フロート・オブ・ザ・リング
ちおちゃんは登校中にコンビ二に寄り、適当にお菓子を一つ掴み、安藤がいるレジに持って行き、昨日のメールで言ったことは本当なのか?と確かめた。
黙って会計を済ませた彼は、おもむろにレジ台の下の収納スペースから紙袋を一つ取りだし、彼女に中を検めさせた。
入っていたのは、ブラウンとブラックの層が折り重なったチョコレートケーキだった。
そう、賞味期限が近づき廃棄処分するやつなのだが、彼は職権を濫用してくすね、ちおちゃんの好感を得ようと画策したのである。
そして少しでも一緒にいたいと言う思いが、滑らかにイートインスペースへと誘う言葉を繰り出させていた。
生菓子なのもあって、すぐに食べるのは彼女もやぶさかではなく席に着き、仕事を放棄して彼は隣に座った。
そして見る。
凝視する。
とにかく彼女が小さく切り分けたケーキを小さなお口に入れようとしているところを一瞬も逃すまいと、目を見開いて見つめた。
著者名:川崎直孝 引用元:ちおちゃんの通学路7巻
すると、彼女はケーキをケースに戻し脱兎の如く逃げ出した。
だって、そんなに見られたら照れちゃうに決まってるじゃん!
著者名:川崎直孝 引用元:ちおちゃんの通学路7巻
彼は頬を赤らめた彼女の様子からして押し時だと判断し、仕事を放棄して後を追った。
バイクを引き起こすことはできなくとも、彼女の身体能力の高さは周知の事実で、ケーキが揺れないように両手で大事に持っていても、身軽さと足のバネを駆使して身長より高い柵の上に乗り、そこから公衆トイレか何かの屋根の上に腕を置き、その勢いのまま反転して転がり乗った。

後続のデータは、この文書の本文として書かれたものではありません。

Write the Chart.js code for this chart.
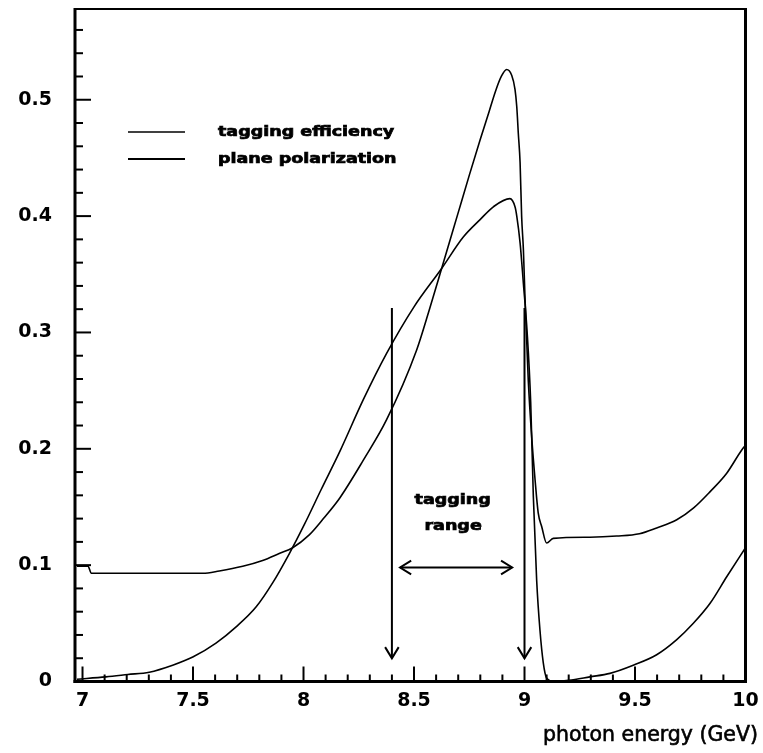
<!DOCTYPE html>
<html lang="en">
<head>
<meta charset="UTF-8">
<title>Tagging efficiency and plane polarization</title>
<script src="https://cdn.jsdelivr.net/npm/chart.js"></script>
<style>
  html, body { margin: 0; padding: 0; background: #fff; }
  #wrap { width: 763px; height: 753px; }
</style>
</head>
<body>
<div id="wrap"><canvas id="chart" width="763" height="753"></canvas></div>
<script>
// photon energy (GeV) -> tagging efficiency
const effEnergy = [6.975, 7.025, 7.04, 7.3, 7.544, 7.619, 7.725, 7.815, 7.89, 7.951,
  8.026, 8.09, 8.165, 8.27, 8.376, 8.512, 8.57, 8.625, 8.70, 8.75,
  8.80, 8.84, 8.87, 8.895, 8.919, 8.942, 8.957, 8.965, 8.972, 8.980,
  8.987, 8.995, 9.002, 9.017, 9.033, 9.048, 9.062, 9.078, 9.100, 9.130,
  9.296, 9.417, 9.520, 9.598, 9.689, 9.764, 9.839, 9.915, 9.983, 10.0];
const effValue = [0.099, 0.099, 0.093, 0.093, 0.093, 0.095, 0.099, 0.104, 0.110, 0.115,
  0.126, 0.140, 0.158, 0.190, 0.225, 0.285, 0.320, 0.355, 0.403, 0.435,
  0.466, 0.490, 0.508, 0.520, 0.526, 0.521, 0.509, 0.494, 0.471, 0.446,
  0.400, 0.371, 0.331, 0.259, 0.209, 0.173, 0.145, 0.133, 0.119, 0.123,
  0.124, 0.125, 0.127, 0.132, 0.139, 0.149, 0.163, 0.179, 0.199, 0.203];

// photon energy (GeV) -> plane polarization
const polEnergy = [6.975, 7.106, 7.205, 7.302, 7.408, 7.499, 7.604, 7.695, 7.785, 7.861,
  7.936, 8.004, 8.08, 8.165, 8.27, 8.376, 8.5, 8.625, 8.723, 8.799,
  8.859, 8.934, 8.957, 8.965, 8.980, 8.995, 9.012, 9.028, 9.040, 9.055,
  9.070, 9.085, 9.100, 9.13, 9.2, 9.296, 9.387, 9.492, 9.598, 9.689,
  9.764, 9.839, 9.915, 10.0];
const polValue = [0.002, 0.004, 0.006, 0.008, 0.014, 0.021, 0.033, 0.047, 0.064, 0.085,
  0.110, 0.135, 0.165, 0.198, 0.242, 0.282, 0.322, 0.355, 0.382, 0.397,
  0.408, 0.415, 0.408, 0.400, 0.377, 0.342, 0.300, 0.240, 0.159, 0.087,
  0.044, 0.016, 0.003, 0.0, 0.001, 0.004, 0.007, 0.014, 0.023, 0.036,
  0.050, 0.067, 0.090, 0.115];

const legendLabels = ['tagging efficiency', 'plane polarization'];
const xTickValues = [7, 7.5, 8, 8.5, 9, 9.5, 10];
const yTickValues = [0, 0.1, 0.2, 0.3, 0.4, 0.5];

// tagging range markers
const rangeEdges = [8.4, 9.0];
const rangeArrowTop = 0.321;
const rangeArrowTip = 0.020;
const rangeSpan = [8.437, 8.944];
const rangeSpanLevel = 0.098;
const rangeText = ['tagging', 'range'];
const rangeTextPos = [[8.675, 0.156], [8.677, 0.133]];

const toPoints = (xs, ys) => xs.map((x, i) => ({ x: x, y: ys[i] }));

// heavy text stretched sideways like the plotter font
function wideText(ctx, text, x, y, align) {
    ctx.save();
    ctx.translate(x, y);
    ctx.scale(1.25, 1);
    ctx.textAlign = align;
    ctx.lineWidth = 0.7;
    ctx.strokeText(text, 0, 0);
    ctx.fillText(text, 0, 0);
    ctx.restore();
}

function seg(ctx, x1, y1, x2, y2, w) {
    ctx.lineWidth = w;
    ctx.beginPath();
    ctx.moveTo(x1, y1);
    ctx.lineTo(x2, y2);
    ctx.stroke();
}

// open "V" head pointing from (x1,y1) towards (x2,y2)
function head(ctx, x1, y1, x2, y2, w) {
    const ang = Math.atan2(y2 - y1, x2 - x1);
    const len = 13, half = 0.55;
    ctx.lineWidth = w;
    ctx.beginPath();
    ctx.moveTo(x2 - len * Math.cos(ang - half), y2 - len * Math.sin(ang - half));
    ctx.lineTo(x2, y2);
    ctx.lineTo(x2 - len * Math.cos(ang + half), y2 - len * Math.sin(ang + half));
    ctx.stroke();
}

const framePlugin = {
    id: 'frame',
    afterDatasetsDraw(chart) {
        const { ctx, chartArea: a, scales: { x, y } } = chart;
        ctx.save();
        ctx.strokeStyle = '#000';
        ctx.fillStyle = '#000';
        ctx.lineCap = 'butt';

        // inward ticks on the energy axis, every 0.1 GeV
        for (let i = 0; i <= 30; i++) {
            const px = x.getPixelForValue(7 + i / 10);
            seg(ctx, px, a.bottom, px, a.bottom - (i % 5 === 0 ? 15 : 7), 2);
        }
        // inward ticks on the value axis, every 0.02
        for (let i = 0; i <= 28; i++) {
            const py = y.getPixelForValue(i * 0.02);
            seg(ctx, a.left, py, a.left + (i % 5 === 0 ? 16 : 8), py, 2);
        }

        // box
        seg(ctx, a.left, a.top, a.right, a.top, 2);
        seg(ctx, a.left, a.top - 1, a.left, a.bottom + 1.5, 3);
        seg(ctx, a.left - 1.5, a.bottom, a.right + 1.5, a.bottom, 3);
        seg(ctx, a.right, a.top - 1, a.right, a.bottom + 1.5, 3);

        // legend
        const sw = [1.5, 2];
        ctx.font = 'bold 14px "DejaVu Sans"';
        ctx.textBaseline = 'middle';
        legendLabels.forEach((label, i) => {
            const ly = a.top + 123 + i * 27;
            seg(ctx, a.left + 53, ly, a.left + 110, ly, sw[i]);
            wideText(ctx, label, a.left + 143, ly, 'left');
        });

        // arrows marking the tagged interval
        rangeEdges.forEach(e => {
            const px = x.getPixelForValue(e);
            const top = y.getPixelForValue(rangeArrowTop);
            const tip = y.getPixelForValue(rangeArrowTip);
            seg(ctx, px, top, px, tip, 2);
            head(ctx, px, top, px, tip, 2);
        });
        const hy = y.getPixelForValue(rangeSpanLevel);
        const hx1 = x.getPixelForValue(rangeSpan[0]);
        const hx2 = x.getPixelForValue(rangeSpan[1]);
        seg(ctx, hx1, hy, hx2, hy, 2);
        head(ctx, hx2, hy, hx1, hy, 2);
        head(ctx, hx1, hy, hx2, hy, 2);

        rangeText.forEach((t, i) => {
            wideText(ctx, t, x.getPixelForValue(rangeTextPos[i][0]),
                y.getPixelForValue(rangeTextPos[i][1]), 'center');
        });

        // axis title
        ctx.font = '20.5px "DejaVu Sans"';
        ctx.textAlign = 'right';
        ctx.textBaseline = 'alphabetic';
        ctx.lineWidth = 0.6;
        ctx.strokeText('photon energy (GeV)', a.right + 12.5, a.bottom + 59);
        ctx.fillText('photon energy (GeV)', a.right + 12.5, a.bottom + 59);
        ctx.restore();
    }
};

const lineStyle = {
    borderColor: '#000',
    borderWidth: 1.6,
    pointRadius: 0,
    fill: false,
    cubicInterpolationMode: 'monotone'
};

const tickFont = { family: 'DejaVu Sans', size: 19, weight: 'bold' };

new Chart(document.getElementById('chart'), {
    type: 'line',
    data: {
        datasets: [
            Object.assign({ label: legendLabels[0], data: toPoints(effEnergy, effValue) }, lineStyle),
            Object.assign({ label: legendLabels[1], data: toPoints(polEnergy, polValue) }, lineStyle)
        ]
    },
    options: {
        responsive: false,
        animation: false,
        devicePixelRatio: 1,
        layout: { padding: { top: 9, right: 17.5, left: 0, bottom: 0 } },
        plugins: {
            legend: { display: false },
            tooltip: { enabled: false }
        },
        scales: {
            x: {
                type: 'linear',
                min: 6.966,
                max: 10,
                grid: { display: false, drawTicks: false },
                border: { display: false },
                afterBuildTicks: s => { s.ticks = xTickValues.map(v => ({ value: v })); },
                afterFit: s => {
                    s.height = 71.5;
                    s.paddingLeft = 0;
                    s.paddingRight = 0;
                },
                ticks: {
                    color: '#000',
                    padding: 8,
                    maxRotation: 0,
                    autoSkip: false,
                    font: tickFont,
                    callback: v => String(v)
                }
            },
            y: {
                min: 0,
                max: 0.578,
                grid: { display: false, drawTicks: false },
                border: { display: false },
                afterBuildTicks: s => { s.ticks = yTickValues.map(v => ({ value: v })); },
                afterFit: s => {
                    s.width = 75;
                    s.paddingTop = 0;
                    s.paddingBottom = 0;
                },
                ticks: {
                    color: '#000',
                    padding: 23,
                    autoSkip: false,
                    font: tickFont,
                    callback: v => String(v)
                }
            }
        }
    },
    plugins: [framePlugin]
});
</script>
</body>
</html>
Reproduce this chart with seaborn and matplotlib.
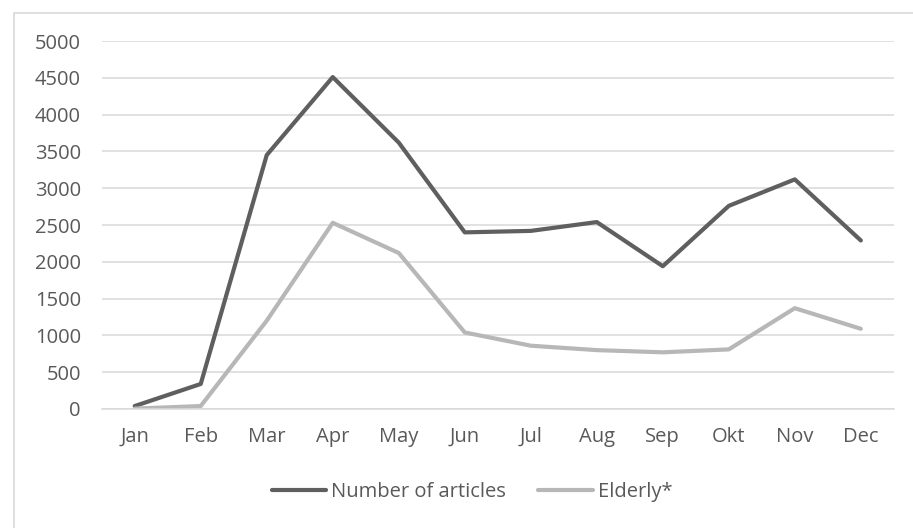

そして目の前がマンションのベランダ部分で人目につくと分かるや否や、制服が汚れるのも構わず死角に転がり入り、満を辞してチョコレートケーキのケースを取った。
しかし、彼はしつこくそこまで這い上がってきた。
再び逃げる彼女。
電柱を伝って消防士のように地面に降り立つと、彼はジャンプ一つで着地。
まさにモンスターから逃げるリアル脱出イベントのように思えてきて彼女はテンションが上がり、笑顔が零れた。
著者名:川崎直孝 引用元:ちおちゃんの通学路7巻
それを見た彼もまたイケると勘違い。
そして彼女は相手の大柄パワータイプの弱点をつき、用水路に渡されたパイプを伝って向こう岸に渡り、そこでバイバイしてゆっくりケーキを食べようと思った。
著者名:川崎直孝 引用元:ちおちゃんの通学路7巻
しかし、グラつきながらもまだ追って来るので、そもそも何で追って来るの?と率直な疑問を投げかけた。
それはあなたが好きだから・・・と伝えたい。
想いを伝える絶好のチャンスだと思った彼は、パイプの中ほどで仁王立ちになって彼女から目を逸らさず、彼女の名前を呼んだ。
彼女はその堂々とし過ぎた姿が、なぜかカッコよく見えた。
著者名:川崎直孝 引用元:ちおちゃんの通学路7巻
そして、ついに数奇な出会いを果たして恋をした彼女に、一世一代の愛を告白した・・・のだが
感想
ちおちゃんの通学路7巻でした。
面白度☆8 薄さ度☆7
やっぱり老師とのイメチェン大作戦に比べると、まだまだ濃い方でしたね。
それはいいとして、告白の結果もちゃんと描かれているので、コミックを読んで確かめて欲しいと思います。
鉄板の安東や細川の他にも、クソ真面目な桃先輩がちおちゃんの家で遊んだり、7巻の表紙のエピソードも収録されています。
それは、いい話風に見せかけた後味の悪さがあります。